((
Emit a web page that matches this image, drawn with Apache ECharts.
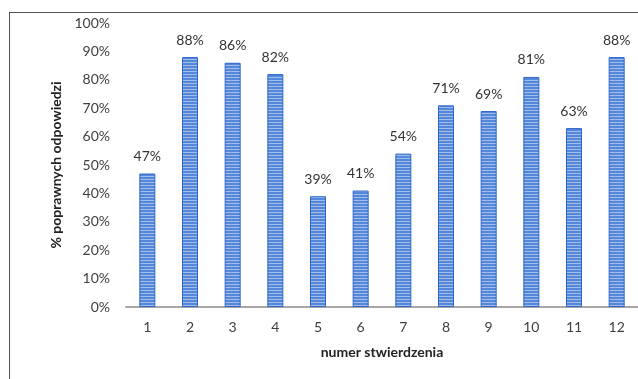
<!DOCTYPE html>
<html><head><meta charset="utf-8">
<script src="https://cdn.jsdelivr.net/npm/echarts@6/dist/echarts.min.js"></script>
<style>
html,body{margin:0;padding:0;background:#fff;overflow:hidden;width:638px;height:379px;position:relative}
#frame{position:absolute;left:9px;top:12px;width:700px;height:400px;border-left:1px solid #555;border-top:1px solid #555}
#c{position:absolute;left:0;top:0;width:638px;height:379px}
</style>
</head><body><div id="frame"></div><div id="c"></div>
<script>
const categories = ['1','2','3','4','5','6','7','8','9','10','11','12'];
const values = [47,88,86,82,39,41,54,71,69,81,63,88];
const yTicks = [0,10,20,30,40,50,60,70,80,90,100];

const pc = document.createElement('canvas');
pc.width = 4; pc.height = 3;
const g = pc.getContext('2d');
g.fillStyle = '#5388db'; g.fillRect(0,0,4,3);
g.fillStyle = '#a3bde8'; g.fillRect(0,2,4,1);

const chart = echarts.init(document.getElementById('c'), null, {renderer:'canvas'});
const font = 'Lato, "Open Sans", sans-serif';
chart.setOption({
  animation:false,
  textStyle:{fontFamily:font},
  grid:{left:126, width:516, top:23, bottom:72, containLabel:false},
  xAxis:{type:'category', data:categories,
    axisLine:{lineStyle:{color:'#a6a6a6', width:2}}, axisTick:{show:false},
    axisLabel:{color:'#404040', fontSize:14, margin:13, fontFamily:font},
    name:'numer stwierdzenia', nameLocation:'middle', nameGap:38,
    nameTextStyle:{color:'#222', fontSize:14, fontWeight:'bold', fontFamily:font}},
  yAxis:{type:'value', min:yTicks[0], max:yTicks[yTicks.length-1], interval:10,
    axisLine:{show:false}, axisTick:{show:false}, splitLine:{show:false},
    axisLabel:{color:'#404040', fontSize:14, margin:16, formatter:'{value}%', fontFamily:font},
    name:'% poprawnych odpowiedzi', nameLocation:'middle', nameGap:55,
    nameTextStyle:{color:'#222', fontSize:14, fontWeight:'bold', fontFamily:font}},
  series:[{type:'bar', data:values, barWidth:16,
    itemStyle:{color:{image:pc, repeat:'repeat'}, borderColor:'#2f66cc', borderWidth:1},
    label:{show:true, position:'top', distance:10, formatter:'{c}%', color:'#333', fontSize:14, fontFamily:font}}]
});
</script></body></html>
))
Short problem: Leave out the pictures, then repeat the listing above exactly from its first line to the line with "g.fillStyle = '#a3bde8'; g.fillRect(0,2,4,1);", inclusive.

Output:
Emit a web page that matches this image, drawn with Apache ECharts.
<!DOCTYPE html>
<html><head><meta charset="utf-8">
<script src="https://cdn.jsdelivr.net/npm/echarts@6/dist/echarts.min.js"></script>
<style>
html,body{margin:0;padding:0;background:#fff;overflow:hidden;width:638px;height:379px;position:relative}
#frame{position:absolute;left:9px;top:12px;width:700px;height:400px;border-left:1px solid #555;border-top:1px solid #555}
#c{position:absolute;left:0;top:0;width:638px;height:379px}
</style>
</head><body><div id="frame"></div><div id="c"></div>
<script>
const categories = ['1','2','3','4','5','6','7','8','9','10','11','12'];
const values = [47,88,86,82,39,41,54,71,69,81,63,88];
const yTicks = [0,10,20,30,40,50,60,70,80,90,100];

const pc = document.createElement('canvas');
pc.width = 4; pc.height = 3;
const g = pc.getContext('2d');
g.fillStyle = '#5388db'; g.fillRect(0,0,4,3);
g.fillStyle = '#a3bde8'; g.fillRect(0,2,4,1);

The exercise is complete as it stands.